▸ **REQUIRED WORK**
Print, word for word, the opening line of the data below and every line after it through the line that contains "XAxis, YAxis, Legend", but not the pictures.

▸ **DATA EXCERPT**

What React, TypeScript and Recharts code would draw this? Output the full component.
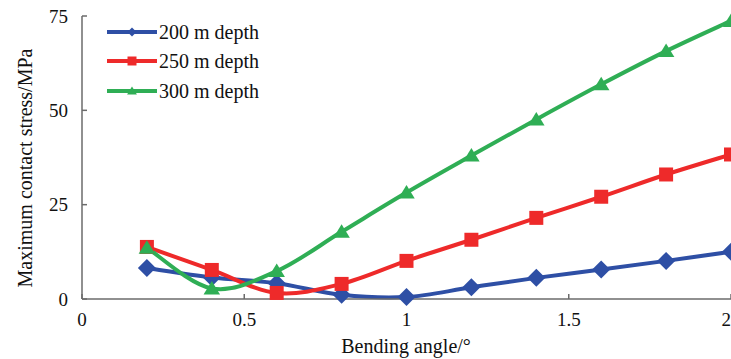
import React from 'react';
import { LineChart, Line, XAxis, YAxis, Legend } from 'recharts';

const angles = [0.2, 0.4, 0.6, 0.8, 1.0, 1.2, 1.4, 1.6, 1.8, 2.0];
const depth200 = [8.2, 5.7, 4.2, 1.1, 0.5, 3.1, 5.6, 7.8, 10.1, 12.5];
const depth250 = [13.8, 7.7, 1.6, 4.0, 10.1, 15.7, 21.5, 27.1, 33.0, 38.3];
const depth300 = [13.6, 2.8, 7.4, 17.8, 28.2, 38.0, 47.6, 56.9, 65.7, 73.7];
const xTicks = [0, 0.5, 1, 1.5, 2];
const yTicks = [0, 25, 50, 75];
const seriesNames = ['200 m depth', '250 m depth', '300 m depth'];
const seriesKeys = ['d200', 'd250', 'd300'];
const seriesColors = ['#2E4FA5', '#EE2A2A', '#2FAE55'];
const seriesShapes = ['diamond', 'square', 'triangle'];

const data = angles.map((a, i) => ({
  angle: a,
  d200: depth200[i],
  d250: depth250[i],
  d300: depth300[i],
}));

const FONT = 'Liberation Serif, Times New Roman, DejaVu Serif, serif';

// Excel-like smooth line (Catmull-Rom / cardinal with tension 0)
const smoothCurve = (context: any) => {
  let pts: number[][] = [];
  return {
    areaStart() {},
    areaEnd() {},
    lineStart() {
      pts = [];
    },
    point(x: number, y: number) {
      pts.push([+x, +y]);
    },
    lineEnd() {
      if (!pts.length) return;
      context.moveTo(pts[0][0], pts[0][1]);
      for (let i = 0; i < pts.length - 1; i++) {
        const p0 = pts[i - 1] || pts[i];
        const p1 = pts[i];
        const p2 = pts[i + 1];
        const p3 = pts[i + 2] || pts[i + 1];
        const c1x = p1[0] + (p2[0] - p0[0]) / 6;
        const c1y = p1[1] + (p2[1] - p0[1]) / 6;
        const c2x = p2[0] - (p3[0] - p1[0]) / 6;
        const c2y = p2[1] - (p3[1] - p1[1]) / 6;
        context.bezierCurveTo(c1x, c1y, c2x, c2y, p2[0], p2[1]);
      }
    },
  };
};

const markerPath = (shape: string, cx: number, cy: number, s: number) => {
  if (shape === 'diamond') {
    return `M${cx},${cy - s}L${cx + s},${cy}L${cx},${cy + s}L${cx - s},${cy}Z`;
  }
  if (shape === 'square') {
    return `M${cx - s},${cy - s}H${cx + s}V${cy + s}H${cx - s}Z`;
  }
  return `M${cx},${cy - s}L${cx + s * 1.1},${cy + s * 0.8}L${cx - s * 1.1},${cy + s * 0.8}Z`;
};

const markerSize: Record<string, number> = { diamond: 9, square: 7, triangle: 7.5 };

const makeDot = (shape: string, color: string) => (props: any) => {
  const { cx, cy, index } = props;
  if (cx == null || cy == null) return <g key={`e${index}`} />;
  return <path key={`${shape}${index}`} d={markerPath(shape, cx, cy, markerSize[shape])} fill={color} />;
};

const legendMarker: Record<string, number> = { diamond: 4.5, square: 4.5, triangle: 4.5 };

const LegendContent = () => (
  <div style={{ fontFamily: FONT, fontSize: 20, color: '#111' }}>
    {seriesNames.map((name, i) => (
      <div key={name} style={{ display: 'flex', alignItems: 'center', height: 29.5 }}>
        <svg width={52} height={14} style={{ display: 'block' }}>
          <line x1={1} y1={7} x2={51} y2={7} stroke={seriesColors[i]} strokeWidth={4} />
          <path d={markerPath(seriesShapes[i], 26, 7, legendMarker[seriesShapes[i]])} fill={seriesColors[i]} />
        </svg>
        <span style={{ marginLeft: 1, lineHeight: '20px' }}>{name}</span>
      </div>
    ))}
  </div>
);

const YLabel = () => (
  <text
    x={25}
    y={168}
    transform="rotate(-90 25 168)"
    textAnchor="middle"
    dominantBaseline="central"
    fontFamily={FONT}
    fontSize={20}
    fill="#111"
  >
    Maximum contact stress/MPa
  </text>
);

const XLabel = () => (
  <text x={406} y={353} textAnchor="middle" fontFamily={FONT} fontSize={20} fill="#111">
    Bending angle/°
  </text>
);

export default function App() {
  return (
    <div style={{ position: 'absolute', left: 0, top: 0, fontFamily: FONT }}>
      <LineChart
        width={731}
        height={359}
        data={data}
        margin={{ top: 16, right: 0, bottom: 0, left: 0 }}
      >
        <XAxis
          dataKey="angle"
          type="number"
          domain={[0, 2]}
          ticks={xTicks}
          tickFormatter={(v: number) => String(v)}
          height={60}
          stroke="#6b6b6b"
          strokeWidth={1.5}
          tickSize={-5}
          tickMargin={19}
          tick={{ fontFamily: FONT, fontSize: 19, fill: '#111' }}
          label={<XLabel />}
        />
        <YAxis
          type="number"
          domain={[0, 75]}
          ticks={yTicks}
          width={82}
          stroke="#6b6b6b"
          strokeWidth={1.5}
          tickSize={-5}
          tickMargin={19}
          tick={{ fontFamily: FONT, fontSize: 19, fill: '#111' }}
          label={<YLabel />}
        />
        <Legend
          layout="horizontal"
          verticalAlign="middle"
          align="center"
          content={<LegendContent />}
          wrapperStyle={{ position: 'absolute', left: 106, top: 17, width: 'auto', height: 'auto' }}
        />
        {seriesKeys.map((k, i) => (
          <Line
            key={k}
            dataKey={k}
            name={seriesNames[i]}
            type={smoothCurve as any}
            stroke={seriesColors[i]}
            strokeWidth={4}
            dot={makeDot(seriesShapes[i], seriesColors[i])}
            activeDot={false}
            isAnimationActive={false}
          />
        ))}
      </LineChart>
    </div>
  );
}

▸ **WRITTEN ANSWER**
What React, TypeScript and Recharts code would draw this? Output the full component.
import React from 'react';
import { LineChart, Line, XAxis, YAxis, Legend } from 'recharts';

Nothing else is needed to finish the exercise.